Alex DOWSETT. 9. L’ex portacolori del team SKY porta al trionfo la Movistar. Corsa regolare, in perfetto stile cronoman: parte forte e finisce fortissimo.
Vincenzo NIBALI. 9. La prima parte, quella che più gli si addice, la sfrutta a regola d’arte. Solo nel secondo tratto, quello più di potenza, paga vistosamente dazio, poi recupera e mette il pilota automatico.
Bradley WIGGINS. 6. Appena sufficiente solo perché lui è un fuoriclasse nell’esercizio della cronometro. Prima parte da 4, dove evidenzia in maniera smaccata le sue insicurezze in discesa (e meno male che la pista dà il colpo d’occhio e una tecnica sopraffina…). Parte a razzo, prende Di Luca e poi scende a spazzaneve anche su strade asciutte. È costretto anche a cambiare bicicletta e perde secondi preziosi che gli avrebbero consentito di vincere almeno la tappa. In ogni caso, poi, va in crescendo, dimostrando di avere in salita una gamba più che buona. Vincenzo è avvertito.
Cadel EVANS. 7. Parte molto bene, poi cala vistosamente, anche se nel terzo tratto fa registrare il miglior tempo. Negli ultimi tre chilometri, di salita, l’australiano fa registrare il miglior tempo e rifila 5” a Wiggins, 9” a Scarponi, 18” a Gesink, 24” a NIbali e 33” a Hesjedal.
Ryder HESJEDAL. 4. Ha davanti a se la grande occasione rosa, se la fa sfuggire, disputando una crono vistosamente sotto le sue possibilità.
Michele SCARPONI. 9. Era dato da tutti come superbattuto, invece si batte come un leone, tirando fuori risorse che pochi conoscevano. Assieme a Nibali, è davvero la grande sorpresa di giornata.
Robert GESINK. 7. L’olandese volante finalmente vola. Chiude con l’11° tempo: Nibali dovrà fare i conti anche con questo olandesino della Blanco che generalmente finisce in bianco.

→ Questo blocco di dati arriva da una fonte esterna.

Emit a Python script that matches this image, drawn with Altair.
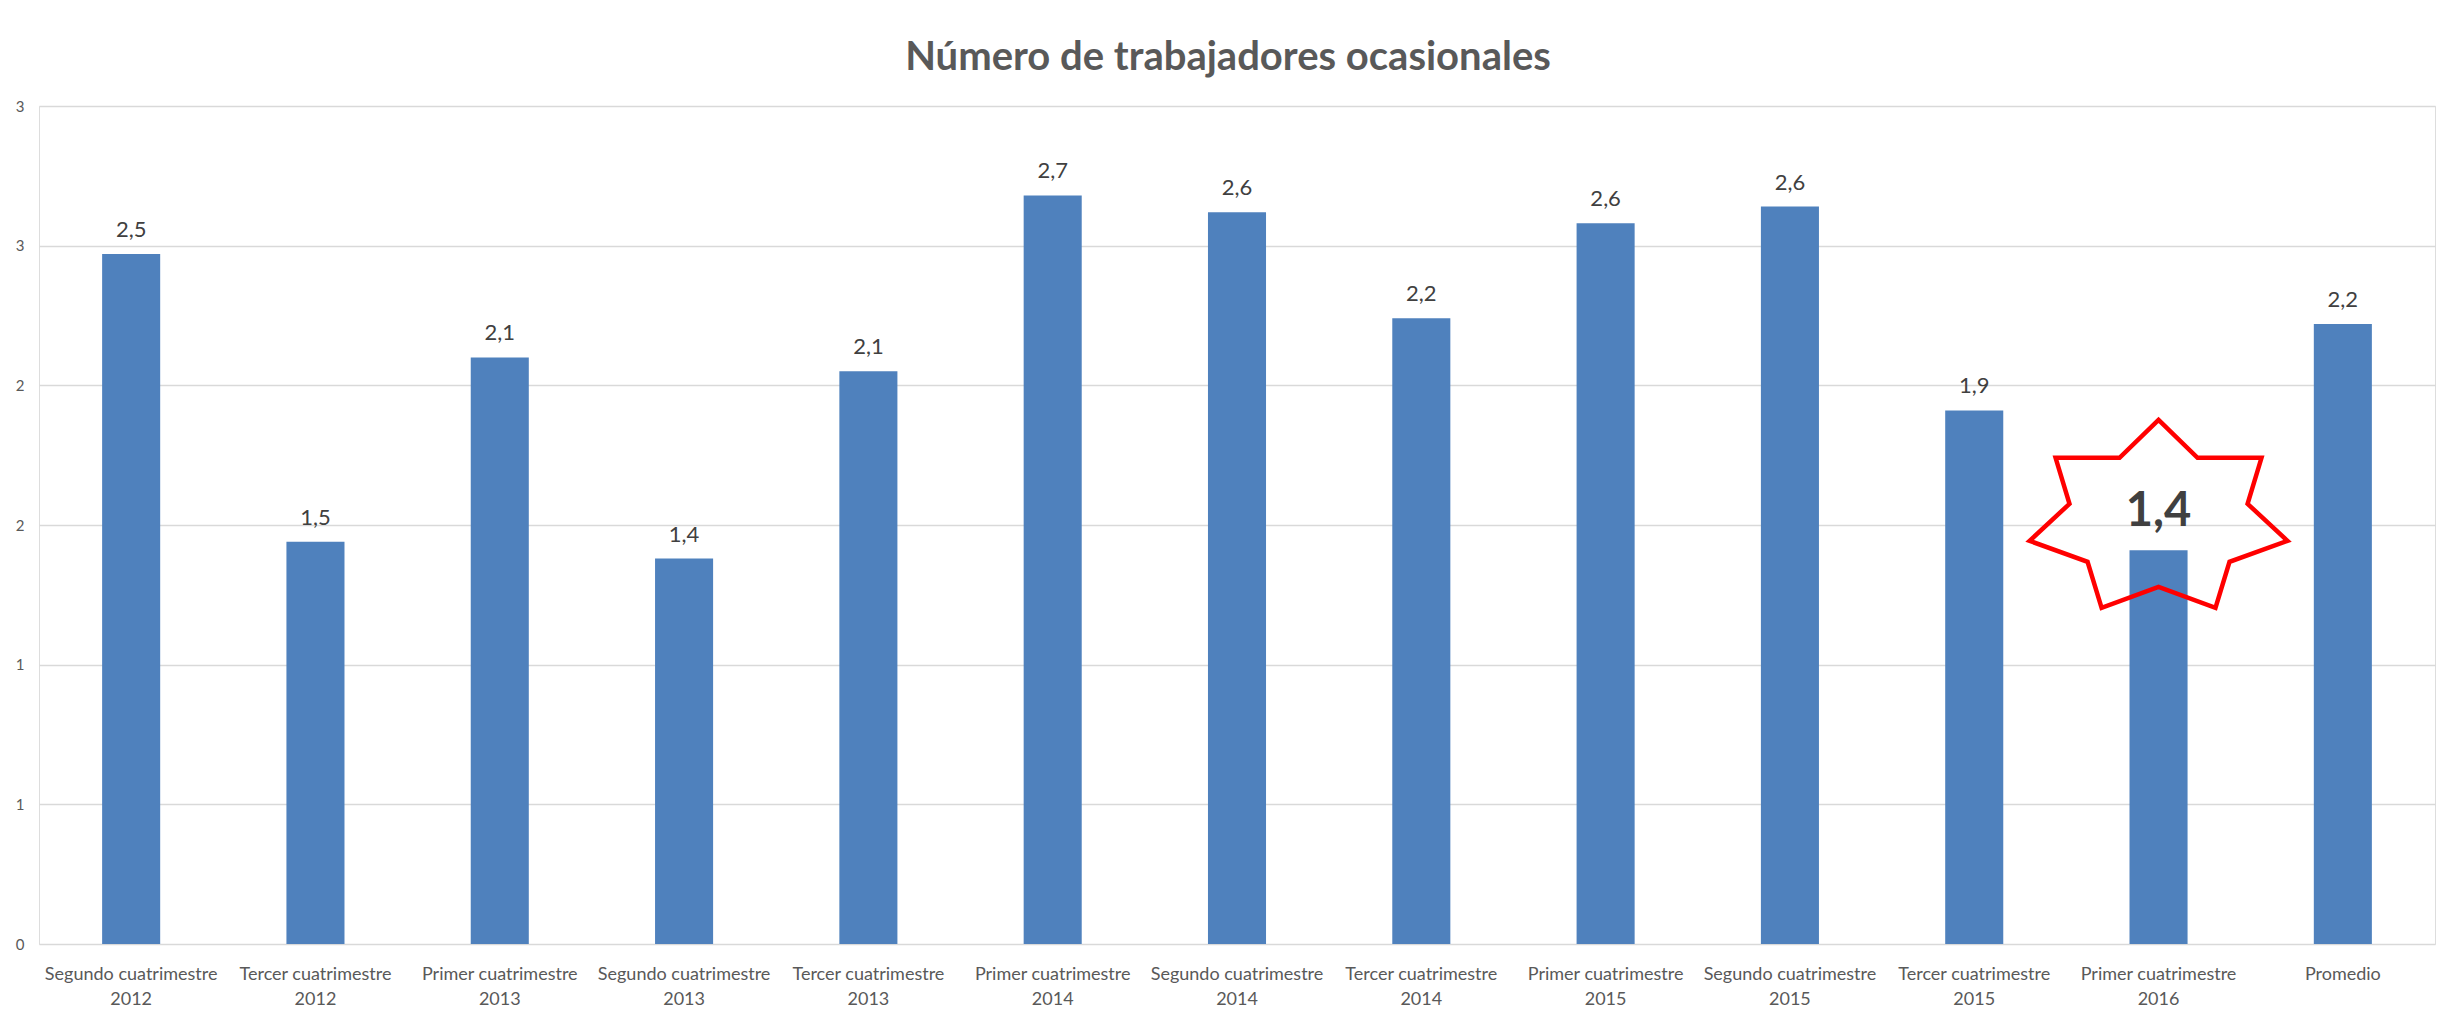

Michele ACQUARONE. 5. Lui e il suo staff stanno facendo molto bene. Però c’è un però. Sul traguardo di Margherita di Savoia ho provato un brivido scorrere alla schiena. Ho avuto un sussulto. Forse non tutti hanno potuto riconoscere chi ha vestito la maglia rosa a Luca Paolini. Pochissimi se ne sono accorti, ma qualcuno, come il sottoscritto, l’ha notato e ce l’ha anche segnalato. Sul palco è salito nella veste di responsabile del comitato di tappa Ruggiero Torraco, ex professionista con qualche disavventura di doping, successivamente grande accusatore e moralizzatore (a Striscia la Notizia ha regalato le sue verità) del mondo della bicicletta. Oggi ce lo danno promotore finanziario (qualche anno fa è stato anche sospeso “per due mesi in via sanzionatoria dall'albo dei promotori Finanziari”, si legge nel sito della Consob). Insomma, lui moralizza, ma forse non ha tanto da insegnare. Insomma, non la figura migliore per una premiazione. Però il problema non è lui che è salito sul palco, ma chi gliel’ha permesso.

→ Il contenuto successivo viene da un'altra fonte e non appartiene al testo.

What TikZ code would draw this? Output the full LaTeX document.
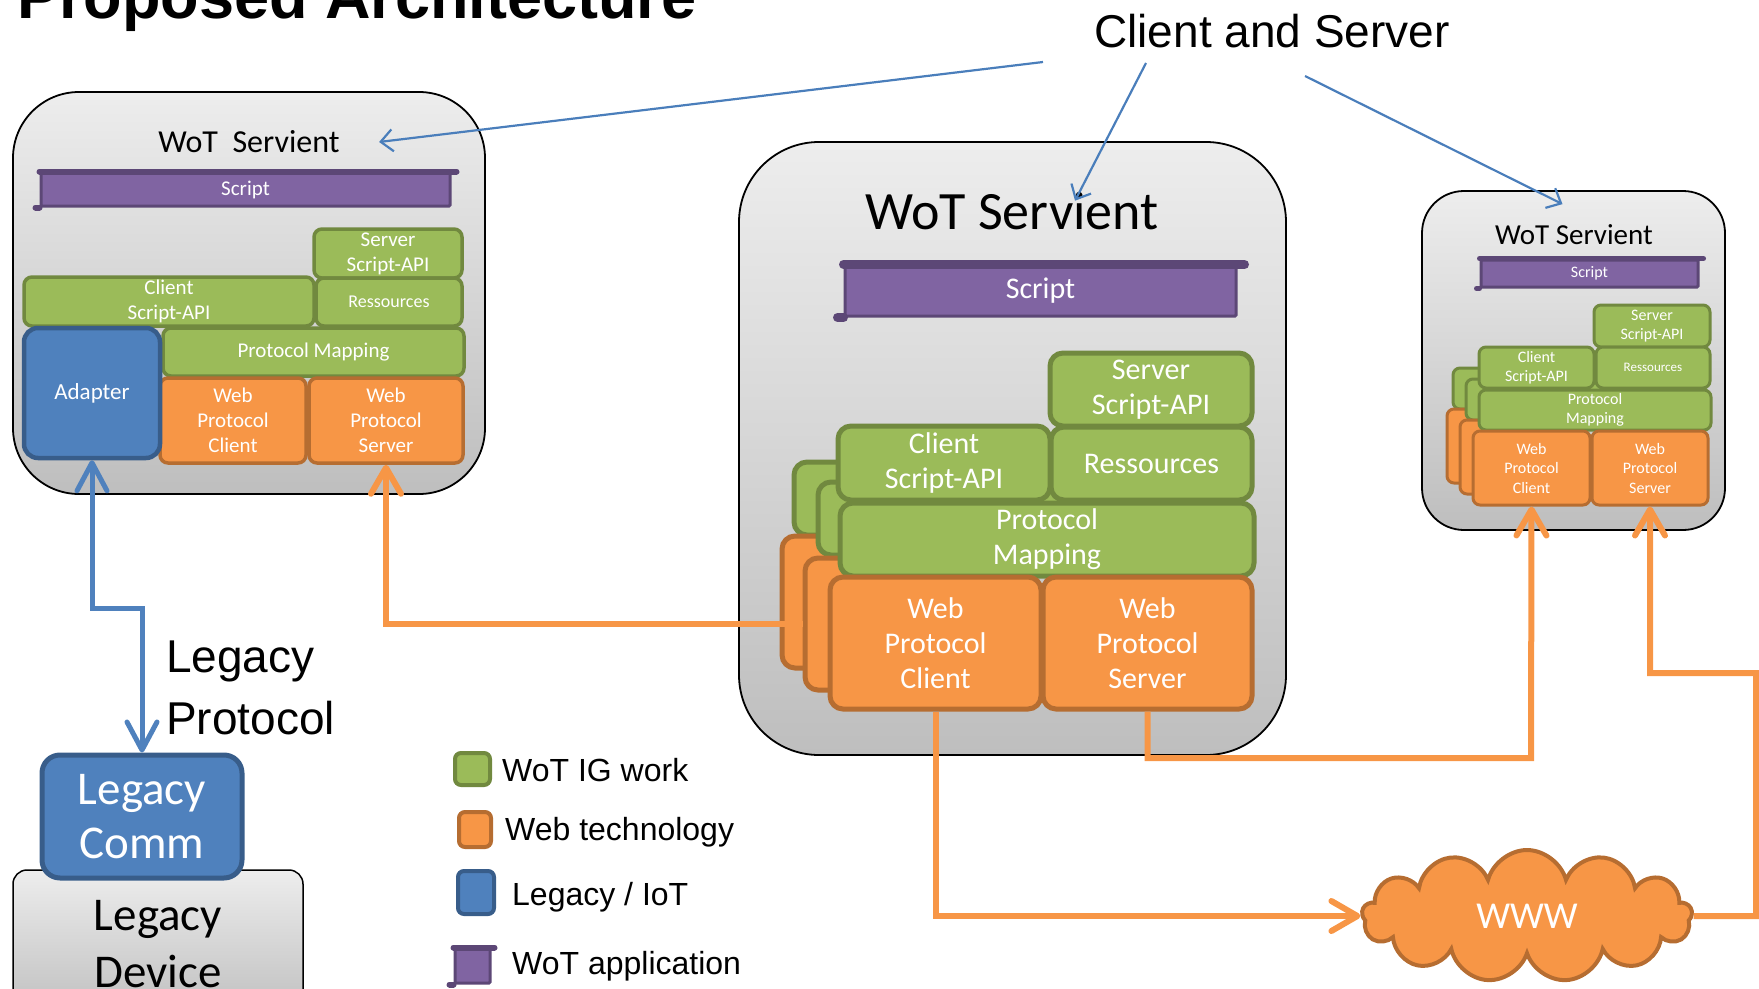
\documentclass[tikz,border=0pt]{standalone}
\usepackage{fontspec}
\setmainfont{Carlito}
\newfontfamily\helv{Liberation Sans}
\usetikzlibrary{arrows.meta,positioning,shapes.symbols}
\newcommand{\fsz}[2]{\fontsize{#1}{#2}\selectfont}

\definecolor{wotgreen}{HTML}{9BBB59}
\definecolor{wotgreenD}{HTML}{71893F}
\definecolor{weborange}{HTML}{F79646}
\definecolor{weborangeD}{HTML}{B66D31}
\definecolor{legblue}{HTML}{4F81BD}
\definecolor{legblueD}{HTML}{385D8A}
\definecolor{apppurple}{HTML}{8064A2}
\definecolor{apppurpleD}{HTML}{5C4776}
\definecolor{servtop}{HTML}{EDEDED}
\definecolor{servbot}{HTML}{BEBEBE}
\definecolor{calloutblue}{HTML}{4A7EBB}

\tikzset{
  dims/.style 2 args={minimum width=#1pt, minimum height=#2pt},
  stackbox/.style={rounded corners=8pt, line width=3.5pt, inner sep=0pt, align=center, text=white},
  wotig/.style={stackbox, fill=wotgreen, draw=wotgreenD},
  webtech/.style={stackbox, fill=weborange, draw=weborangeD},
  legacy/.style={stackbox, fill=legblue, draw=legblueD},
  scriptbar/.style={stackbox, rounded corners=1pt, line width=3pt, fill=apppurple, draw=apppurpleD},
  scrollrim/.style={draw=apppurpleD, line width=7pt, line cap=round},
  servient/.style={draw=black, line width=1.8pt, top color=servtop, bottom color=servbot, inner sep=0pt, align=center},
  webarrow/.style={draw=weborange, line width=6pt, -{Straight Barb[length=26pt,width=30pt,round]}},
  legline/.style={draw=legblue, line width=5pt},
  callout/.style={draw=calloutblue, line width=2.2pt, -{Straight Barb[length=12pt,width=22pt]}},
  keytext/.style={anchor=west, inner sep=0pt, font=\helv\fsz{32}{36}}
}

\begin{document}
\begin{tikzpicture}[x=1pt, y=-1pt]
\useasboundingbox (0,0) rectangle (1759,988);
\clip (0,0) rectangle (1759,988);

\node[anchor=base west, inner sep=0pt, font=\helv\bfseries\fsz{63}{63}] (title) at (17,18) {Proposed Architecture};
\node[anchor=base west, inner sep=0pt, font=\helv\fsz{46}{50}] (cands) at (1094,47) {Client and Server};

% left servient
\node[servient, rounded corners=66pt, dims={472}{402}] (lserv) at (249,293) {};
\node[font=\fsz{32}{36}] (ltitle) at (249,142) {WoT~~Servient};
\begin{scope}[every node/.append style={font=\fsz{21}{25}}]
  \node[scriptbar, dims={409}{33}] (lscript) at (245.5,189.5) {Script};
  \draw[scrollrim, line width=6pt] (lscript.north west) -- ([xshift=5pt]lscript.north east);
  \draw[scrollrim, line width=6pt] ([xshift=-4pt]lscript.south west) -- (lscript.south west);
  \node[wotig, dims={148}{49}] (lsapi) at (388,253.5) {Server\\Script-API};
  \node[wotig, dims={290}{49}] (lcapi) at (169,301.5) {Client\\Script-API};
  \node[wotig, dims={146}{48}, font=\fsz{18}{22}] (lres) at (389,302) {Ressources};
  \node[wotig, dims={301}{48}] (lpm) at (313.5,352) {Protocol Mapping};
  \node[webtech, dims={146}{85}] (lwpc) at (233,420.5) {Web\\Protocol\\Client};
  \node[webtech, dims={154}{85}] (lwps) at (386,420.5) {Web\\Protocol\\Server};
  \node[legacy, rounded corners=14pt, line width=4.5pt, dims={136}{130}, font=\fsz{23}{27}] (adapter) at (92,393) {Adapter};
\end{scope}

% middle servient
\node[servient, rounded corners=80pt, dims={547}{613}] (mserv) at (1012.5,448.5) {};
\node[font=\fsz{54}{58}] (mtitle) at (1012,211) {WoT Servient};
\begin{scope}[every node/.append style={font=\fsz{30}{35}}, wotig/.append style={rounded corners=13pt, line width=5pt}, webtech/.append style={rounded corners=13pt, line width=5pt}]
  \node[scriptbar, dims={391}{50}] (mscript) at (1040.5,291) {Script};
  \draw[scrollrim, line width=9pt] (mscript.north west) -- ([xshift=7pt]mscript.north east);
  \draw[scrollrim, line width=9pt] ([xshift=-6pt]mscript.south west) -- (mscript.south west);
  \node[wotig, dims={414}{73}] (mpmback) at (1001,498.5) {};
  \node[webtech, dims={211}{132}] (mwpcback) at (887.5,602) {};
  \node[wotig, dims={414}{73}] (mpmmid) at (1025,518.5) {};
  \node[webtech, dims={211}{132}] (mwpcmid) at (910.5,624) {};
  \node[wotig, dims={202}{73}] (msapi) at (1151,389.5) {Server\\Script-API};
  \node[wotig, dims={212}{74}] (mcapi) at (944,463) {Client\\Script-API};
  \node[wotig, dims={201}{73}] (mres) at (1151.5,463.5) {Ressources};
  \node[wotig, dims={414}{73}] (mpm) at (1047,539.5) {Protocol\\Mapping};
  \node[webtech, dims={211}{132}] (mwpc) at (935.5,643) {Web\\Protocol\\Client};
  \node[webtech, dims={209}{132}] (mwps) at (1147.5,643) {Web\\Protocol\\Server};
\end{scope}

% right servient
\node[servient, rounded corners=42pt, dims={303}{339}] (rserv) at (1573.5,360.5) {};
\node[font=\fsz{29}{32}] (rtitle) at (1574,235) {WoT Servient};
\begin{scope}[every node/.append style={font=\fsz{16}{19.5}}, wotig/.append style={rounded corners=7pt, line width=3pt}, webtech/.append style={rounded corners=7pt, line width=3pt}]
  \node[scriptbar, dims={217}{27}] (rscript) at (1589.5,273.5) {Script};
  \draw[scrollrim, line width=5pt] (rscript.north west) -- ([xshift=4pt]rscript.north east);
  \draw[scrollrim, line width=5pt] ([xshift=-3pt]rscript.south west) -- (rscript.south west);
  \node[wotig, dims={232}{41}] (rpmback) at (1569,388.5) {};
  \node[webtech, dims={117}{74}] (rwpcback) at (1505.5,446) {};
  \node[wotig, dims={232}{41}] (rpmmid) at (1582,399.5) {};
  \node[webtech, dims={117}{74}] (rwpcmid) at (1518.5,457) {};
  \node[wotig, dims={116}{42}] (rsapi) at (1652,326) {Server\\Script-API};
  \node[wotig, dims={115}{41}] (rcapi) at (1536.5,367.5) {Client\\Script-API};
  \node[wotig, dims={114}{41}, font=\fsz{13}{16}] (rres) at (1653,367.5) {Ressources};
  \node[wotig, dims={232}{40}] (rpm) at (1595,410) {Protocol\\Mapping};
  \node[webtech, dims={117}{74}] (rwpc) at (1531.5,468) {Web\\Protocol\\Client};
  \node[webtech, dims={116}{74}] (rwps) at (1650,468) {Web\\Protocol\\Server};
\end{scope}

% legacy side
\node[servient, rounded corners=14pt, line width=1.5pt, dims={290}{149}, font=\fsz{47}{57}] (ldevice) at (158,944.5) {Legacy\\Device};
\node[legacy, rounded corners=18pt, line width=5pt, dims={200}{123}, font=\fsz{47}{54}] (lcomm) at (142,816.5) {Legacy\\Comm};
\node[anchor=west, align=left, inner sep=0pt, font=\helv\fsz{46}{62}] (lproto) at (166,688) {Legacy\\Protocol};

% cloud
\node[cloud, cloud puffs=13, aspect=2.4, draw=weborangeD, fill=weborange, line width=4pt, text=white, font=\fsz{38}{40}, minimum width=330pt, minimum height=132pt, inner sep=0pt] (www) at (1527,916) {WWW};

% legend
\node[wotig, line width=4pt, rounded corners=6pt, dims={35}{32}] (keyig) at (472.5,769) {};
\node[keytext] (keyigtext) at (502,770) {WoT IG work};
\node[webtech, line width=4pt, rounded corners=6pt, dims={32}{35}] (keyweb) at (475,829.5) {};
\node[keytext] (keywebtext) at (505,832) {Web technology};
\node[legacy, line width=4pt, rounded corners=6pt, dims={36}{43}] (keyleg) at (476,892.5) {};
\node[keytext] (keylegtext) at (512,897) {Legacy / IoT};
\node[scriptbar, dims={35}{34}] (keyapp) at (472.5,966) {};
\draw[scrollrim, line width=6pt] (keyapp.north west) -- ([xshift=3pt]keyapp.north east);
\draw[scrollrim, line width=6pt] ([xshift=-4pt]keyapp.south west) -- (keyapp.south west);
\node[keytext] (keyapptext) at (512,966) {WoT application};

% connectors
\coordinate (legbend) at (92,608);
\draw[legline, {Straight Barb[length=28pt,width=30pt,round]}-{Straight Barb[length=28pt,width=30pt,round]}] (adapter.south) -- (legbend) -| (lcomm.north);
\draw[webarrow] (mwpcmid.west) -| (lwps.south);
\draw[webarrow] (mwpc.south) |- (www.west);
\coordinate (rjoin) at (1531,758);
\draw[webarrow] (mwps.south) |- (rjoin) -- (rwpc.south);
\coordinate (wwwright) at (1756,916);
\coordinate (wwwup) at (1756,673);
\draw[webarrow] (www.east) -- (wwwright) -- (wwwup) -| (rwps.south);

\coordinate (csa) at (1043,62);
\coordinate (csb) at (1146,63);
\coordinate (csc) at (1305,76);
\draw[callout] (csa) -- ([xshift=36pt]ltitle.east);
\draw[callout] (csb) -- ([xshift=63pt,yshift=-12pt]mtitle.north);
\draw[callout] (csc) -- ([xshift=-11pt,yshift=-14pt]rserv.north);
\end{tikzpicture}
\end{document}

SALTARA. 10. Ormai non è più una novità, ma una dolce e rassicurante consuetudine: arrivi a Saltara e vieni accolto, coccolato, rassicurato. Qui il ciclismo è religione e l’amicizia è una ragione di vita. Basta dire: sono del Giro. Ed entri a far parte della comunità animata dalla Polisportiva Omicioli (quest’anno 90 anni, auguri!) di Alighiero Omicioli e Sabino Pellegrini. Da Gabicce Mare (voto 8) a Saltara: è tutto un fiorire di drappi, palloncini, stendardi e fiocchi rosa. Passi da queste parti e vai in un “brodetto” di giuggiole…
Philippe BRUNEL. 7. Inviato de «L’Equipe», ci confida: «Amo il ciclismo della tradizione, della storia e del racconto. Amo incontrare i corridori, raccogliere le loro storie, anche se oggi non è più come qualche anno fa. La differenza la fa lo spirito anglosassone, meno generoso, più chiuso e diffidente. Wiggins non m’incatena il cuore, è un corridore che non trasmette niente e niente da. Oggi si è passati dal francese all’inglese, si è passati dalla lingua del racconto a quello del business, degli affari. Si parla tanto del patrimonio del ciclismo, ma prevale il patrimonio: inteso come capitale. È giusto guardare al mondo, rendere universale questo sport, mondializzare, ma i team di lingua anglosassone dovrebbero capire che la forza del ciclismo è tutta racchiusa nella strada, loro però preferiscono rinchiudersi nei motorhome. Così il ciclismo perde la sua specificità. La sua riconoscibilità».